**MATERIAL:**
======

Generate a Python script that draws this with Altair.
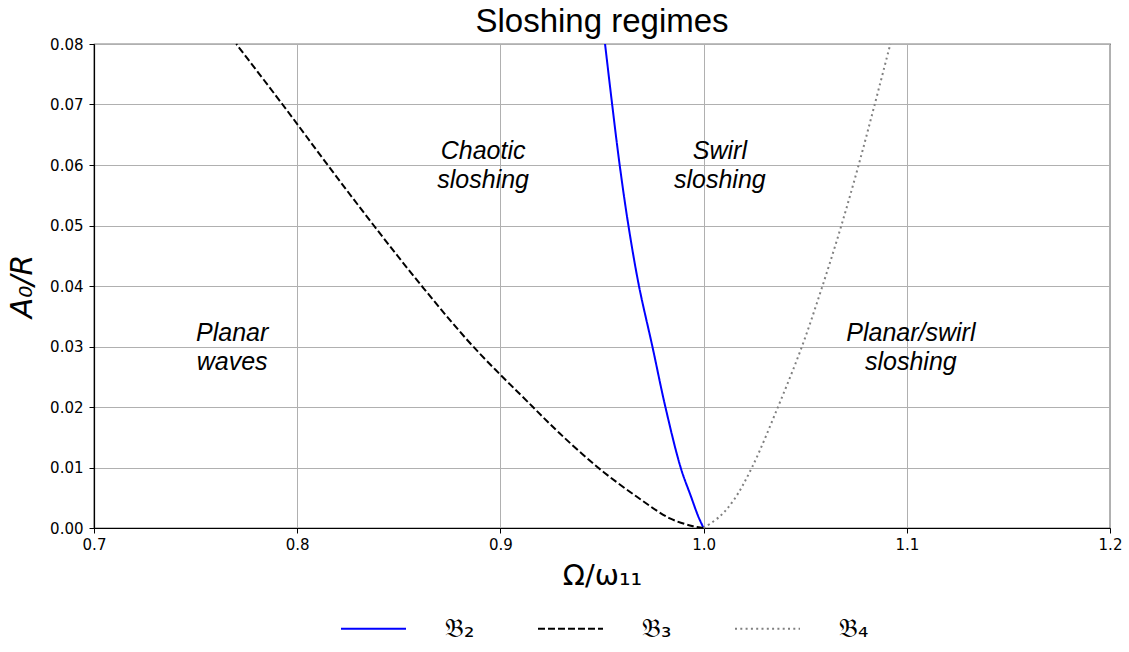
import altair as alt
import pandas as pd

# ---- data ----
series_names = ["𝔅₂", "𝔅₃", "𝔅₄"]
series_colors = ["#0000ff", "#000000", "#808080"]

b2_omega = [1.0, 0.9974, 0.9938, 0.9887, 0.9812, 0.9748, 0.9682, 0.9630, 0.9587, 0.9550, 0.9515]
b2_amp = [0.0, 0.0019, 0.0052, 0.01, 0.02, 0.03, 0.04, 0.05, 0.06, 0.07, 0.08]

b3_omega = [0.770, 0.7928, 0.815, 0.8377, 0.8613, 0.8866, 0.916, 0.929, 0.948, 0.967, 0.9834, 0.9948, 1.0]
b3_amp = [0.08, 0.07, 0.06, 0.05, 0.04, 0.03, 0.02, 0.0157, 0.01, 0.0052, 0.0016, 0.0003, 0.0]

b4_omega = [1.0, 1.0079, 1.0148, 1.0238, 1.0366, 1.0484, 1.0585, 1.0678, 1.0763, 1.0842, 1.0919]
b4_amp = [0.0, 0.0019, 0.0046, 0.01, 0.02, 0.03, 0.04, 0.05, 0.06, 0.07, 0.08]

region_x = [0.768, 0.8915, 1.008, 1.102]
region_y = [0.03, 0.06, 0.06, 0.03]
region_text = [["Planar", "waves"], ["Chaotic", "sloshing"], ["Swirl", "sloshing"], ["Planar/swirl", "sloshing"]]

x_ticks = [0.7, 0.8, 0.9, 1.0, 1.1, 1.2]
y_ticks = [0.0, 0.01, 0.02, 0.03, 0.04, 0.05, 0.06, 0.07, 0.08]

# ---- tables ----
rows = []
for name, om, am in zip(series_names, [b2_omega, b3_omega, b4_omega], [b2_amp, b3_amp, b4_amp]):
    for o, a in zip(om, am):
        rows.append({"series": name, "omega": o, "amp": a})
curves = pd.DataFrame(rows)

labels = pd.DataFrame({"x": region_x, "y": region_y, "text": region_text})

x_scale = alt.Scale(domain=[0.7, 1.2], nice=False, zero=False)
y_scale = alt.Scale(domain=[0.0, 0.08], nice=False, zero=False)

lines = alt.Chart(curves).mark_line(strokeWidth=2, interpolate="catmull-rom").encode(
    x=alt.X("omega:Q", scale=x_scale,
            axis=alt.Axis(values=x_ticks, format=".1f", title="Ω/ω₁₁",
                          titleFont="DejaVu Sans", titleFontSize=29, titleFontWeight="normal",
                          titlePadding=9, labelFlush=False)),
    y=alt.Y("amp:Q", scale=y_scale,
            axis=alt.Axis(values=y_ticks, format=".2f", title="A₀/R",
                          titleFont="DejaVu Sans", titleFontSize=30, titleFontWeight="normal",
                          titleFontStyle="italic", titlePadding=12, labelPadding=6,
                          labelFlush=False)),
    color=alt.Color("series:N",
                    scale=alt.Scale(domain=series_names, range=series_colors),
                    legend=alt.Legend(title=None, orient="none", direction="horizontal",
                                      legendX=246, legendY=551, symbolType="stroke",
                                      symbolSize=4225, symbolStrokeWidth=2,
                                      labelFont="DejaVu Sans", labelFontSize=26,
                                      labelColor="black",
                                      labelOffset=38, columnPadding=59, padding=0)),
    strokeDash=alt.StrokeDash("series:N",
                              scale=alt.Scale(domain=series_names,
                                              range=[[1, 0], [7, 3], [2, 3.3]]),
                              legend=None),
    order=alt.Order("amp:Q"),
    detail="series:N",
)

texts = alt.Chart(labels).mark_text(
    font="Liberation Sans", fontSize=25, fontStyle="italic", lineHeight=29,
    align="center", baseline="middle", color="black", dy=-14
).encode(
    x=alt.X("x:Q", scale=x_scale),
    y=alt.Y("y:Q", scale=y_scale),
    text="text",
)

chart = alt.layer(lines, texts).properties(
    width=1016, height=484,
    title=alt.TitleParams("Sloshing regimes", font="Liberation Sans", fontSize=33,
                          fontWeight="normal", color="black", offset=-2),
    autosize=alt.AutoSizeParams(type="none"),
    padding={"left": 94, "top": 44, "right": 19, "bottom": 124},
).configure_view(
    stroke="black", strokeWidth=1.2
).configure_axis(
    labelFont="DejaVu Sans", labelFontSize=15, labelColor="black",
    tickColor="black", tickSize=5, domainColor="black", domainWidth=1.2,
    gridColor="#b0b0b0", gridWidth=1, titleColor="black", labelPadding=4,
)

chart.save("out.html", embed_options={"renderer": "svg", "actions": False})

======

**TASK TO COMPLETE:** Write out, word for word, the lines from the start of the data through the one holding "y_ticks = [0.0, 0.01, 0.02, 0.03, 0.04, 0.05, 0.06, 0.07, 0.08]". Omit pictures.

**SOLUTION FOR THIS PROBLEM:**
Generate a Python script that draws this with Altair.
import altair as alt
import pandas as pd

# ---- data ----
series_names = ["𝔅₂", "𝔅₃", "𝔅₄"]
series_colors = ["#0000ff", "#000000", "#808080"]

b2_omega = [1.0, 0.9974, 0.9938, 0.9887, 0.9812, 0.9748, 0.9682, 0.9630, 0.9587, 0.9550, 0.9515]
b2_amp = [0.0, 0.0019, 0.0052, 0.01, 0.02, 0.03, 0.04, 0.05, 0.06, 0.07, 0.08]

b3_omega = [0.770, 0.7928, 0.815, 0.8377, 0.8613, 0.8866, 0.916, 0.929, 0.948, 0.967, 0.9834, 0.9948, 1.0]
b3_amp = [0.08, 0.07, 0.06, 0.05, 0.04, 0.03, 0.02, 0.0157, 0.01, 0.0052, 0.0016, 0.0003, 0.0]

b4_omega = [1.0, 1.0079, 1.0148, 1.0238, 1.0366, 1.0484, 1.0585, 1.0678, 1.0763, 1.0842, 1.0919]
b4_amp = [0.0, 0.0019, 0.0046, 0.01, 0.02, 0.03, 0.04, 0.05, 0.06, 0.07, 0.08]

region_x = [0.768, 0.8915, 1.008, 1.102]
region_y = [0.03, 0.06, 0.06, 0.03]
region_text = [["Planar", "waves"], ["Chaotic", "sloshing"], ["Swirl", "sloshing"], ["Planar/swirl", "sloshing"]]

x_ticks = [0.7, 0.8, 0.9, 1.0, 1.1, 1.2]
y_ticks = [0.0, 0.01, 0.02, 0.03, 0.04, 0.05, 0.06, 0.07, 0.08]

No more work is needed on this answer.